Institutes question EU deadline

ICAS is worried smaller audit firms will not have the necessary resources to undertake the system changes and training required by 2005.

ACCA mirrored these concerns for small firms, but also believes the standards are in some ways inappropriate for this type of auditor. ‘In a push to get approval from financial regulators, the IAASB (International Auditing and Assurance Standards Board) has moved towards producing larger, more involved standards,’ said David York, head of ACCA’s auditing practice.

‘It has almost become a methodology rather than standards and some of the methodologies don’t work quite as well for smaller firms.’

At present, all UK companies with a turnover of £1m or above require an annual audit. This might soon rise to the European maximum of £4.8m.

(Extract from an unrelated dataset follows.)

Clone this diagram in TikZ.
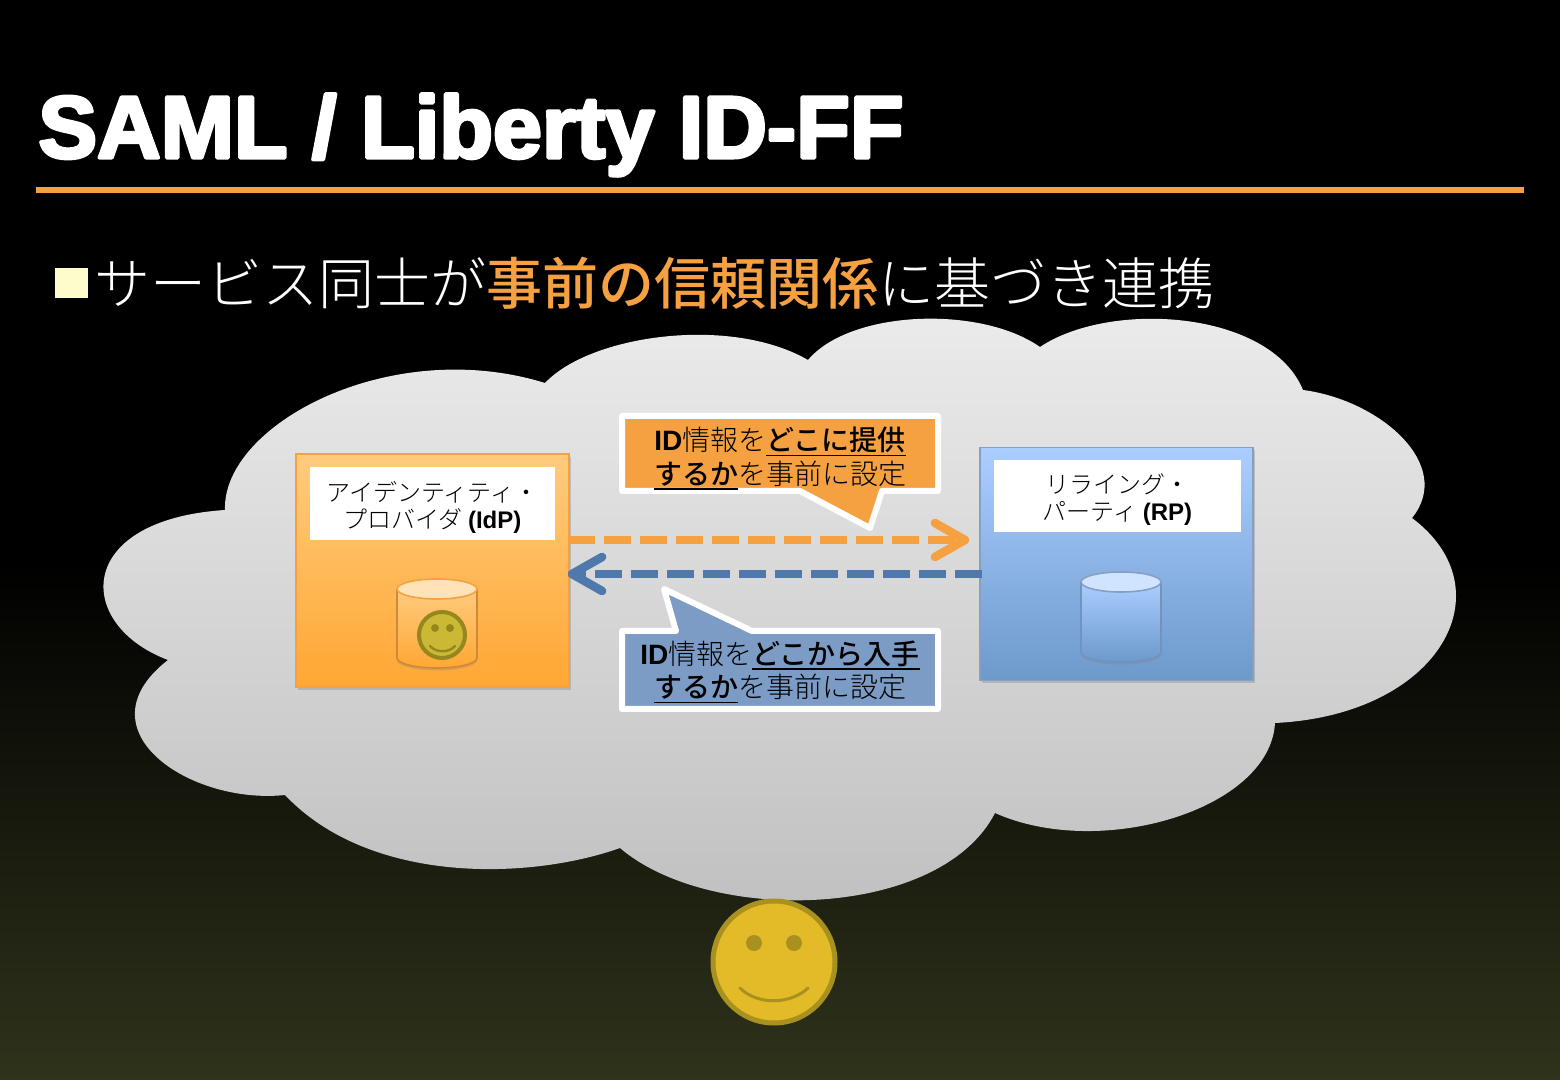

Overall, though, the introduction of a mandatory standard has been welcomed as a positive step in raising the bar for audits across Europe, and the ability of larger auditors to adopt the standards is not in question.

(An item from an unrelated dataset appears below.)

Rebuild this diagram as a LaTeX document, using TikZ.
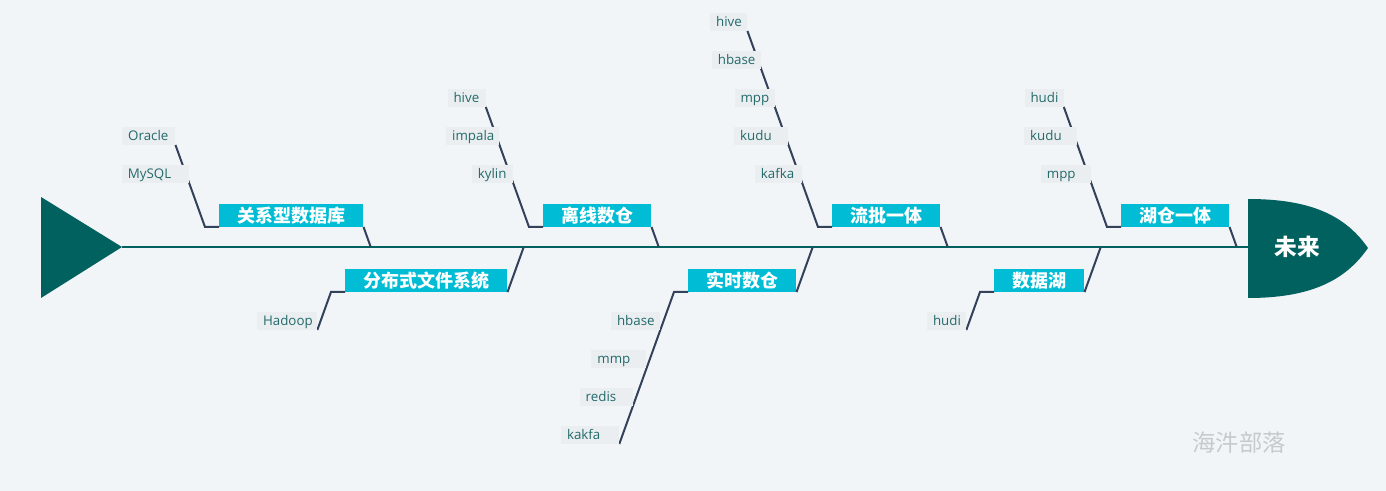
\documentclass[tikz,border=0pt]{standalone}
\usepackage{fontspec}
\setmainfont{Open Sans}
\newfontfamily\cjk{Noto Sans CJK SC}
\definecolor{bg}{HTML}{F2F5F8}
\definecolor{fishteal}{HTML}{00615F}
\definecolor{catcyan}{HTML}{00BCD4}
\definecolor{bonegray}{HTML}{34415A}
\definecolor{tagfill}{HTML}{EBEEF0}
\definecolor{tagtext}{HTML}{236A6B}
\definecolor{markgray}{HTML}{C6CACF}
\begin{document}
\begin{tikzpicture}[x=0.75pt, y=-0.75pt,
	cat/.style={fill=catcyan, text=white, font=\cjk\bfseries\fontsize{13.5}{14}\selectfont, inner xsep=13.5pt, inner ysep=0pt, minimum height=17.25pt},
	tag/.style={fill=tagfill, text=tagtext, font=\fontsize{10}{11}\selectfont, inner xsep=4.5pt, inner ysep=0pt, minimum height=13.5pt, text height=9pt, text depth=1.5pt, align=left},
	bone/.style={draw=bonegray, line width=1.5pt}]
	\fill [bg] (0,0) rectangle (1386,491);
	% spine, tail and head
	\coordinate (tail) at (122,247);
	\coordinate (head) at (1248,247);
	\fill [fishteal] (41,197) -- (tail) -- (41,298) -- cycle;
	\draw [fishteal, line width=1.7pt] (tail) -- (head);
	\fill [fishteal] (1248,199) .. controls (1310,199) and (1345,215) .. (1368,248) .. controls (1345,281) and (1310,298) .. (1248,298) -- cycle;
	\node (future) [text=white, font=\cjk\bfseries\fontsize{17}{18}\selectfont] at (1297,247) {未来};
	% bones above the spine
	\foreach \n/\bx/\txt/\k/\tags in {
		1/219/关系型数据库/2/{MySQL/41.25,Oracle/30.75},
		2/543/离线数仓/3/{kylin/21.75,impala/30.75,hive/19.5},
		3/832/流批一体/5/{kafka/26.25,kudu/31.5,mpp/21,hbase/27.75,hive/18.75},
		4/1121/湖仓一体/3/{mpp/28.5,kudu/30.75,hudi/20.25}}{
	\node (up\n) [cat, anchor=south west] at (\bx,227) {\txt};
	\coordinate (up\n-c) at (\bx-14,227);
	\coordinate (up\n-top) at ({\bx-14-0.36*(6+38*\k)},{221-38*\k});
	\path (up\n.south east) ++(7.2,20) coordinate (up\n-s);
	\draw [bone] (up\n.south east) -- (up\n-s);
	\draw [bone] (up\n.south west) -- (up\n-c) -- (up\n-top);
	\foreach \t/\w [count=\i] in \tags
		\node (up\n-\i) [tag, text width=\w pt, anchor=south east] at ({\bx-14-0.36*(6+38*\i)},{221-38*\i}) {\t};
	}
	% bones below the spine
	\foreach \n/\bx/\txt/\k/\tags in {
		1/345/分布式文件系统/1/{Hadoop/36},
		2/688/实时数仓/4/{hbase/27.75,mmp/32.25,redis/30.75,kakfa/34.5},
		3/994/数据湖/1/{hudi/20.25}}{
	\node (lo\n) [cat, anchor=south west] at (\bx,292) {\txt};
	\coordinate (lo\n-c) at (\bx-14,292);
	\coordinate (lo\n-end) at ({\bx-14-13.68*\k},{292+38*\k});
	\path (lo\n.south east) ++(16.2,-45) coordinate (lo\n-s);
	\draw [bone] (lo\n.south east) -- (lo\n-s);
	\draw [bone] (lo\n.south west) -- (lo\n-c) -- (lo\n-end);
	\foreach \t/\w [count=\i] in \tags
		\node (lo\n-\i) [tag, text width=\w pt, anchor=south east] at ({\bx-14-13.68*\i},{292+38*\i}) {\t};
	}
	\node (mark) [text=markgray, font=\cjk\fontsize{17.5}{18}\selectfont] at (1239,443) {海汼部落};
\end{tikzpicture}
\end{document}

But ACCA is calling for the international regulator to concentrate on the principles of audit and to produce core standards that are brief and to the point. Guidance could then be added where necessary for larger firms and the public sector.

The ICAEW joined the debate by hinting that some smaller firms might struggle to meet the 2005 deadline.

However, it was still enthusiastic about the proposals. ‘This is a big challenge for the profession as a whole,’ said Robert Hodgkinson, technical director at the ICAEW. ‘You can’t guarantee that it will all happen in that timeframe but it is pointless giving up before we’ve even tried.’

The institute has held the policy that all audits in the EU should be carried out in accordance with international standards since November 2001 and as such Hodgkinson said it was welcoming of the EC communication on reinforcing the statutory audit. He added, however, that much of the detail still needed to be worked out.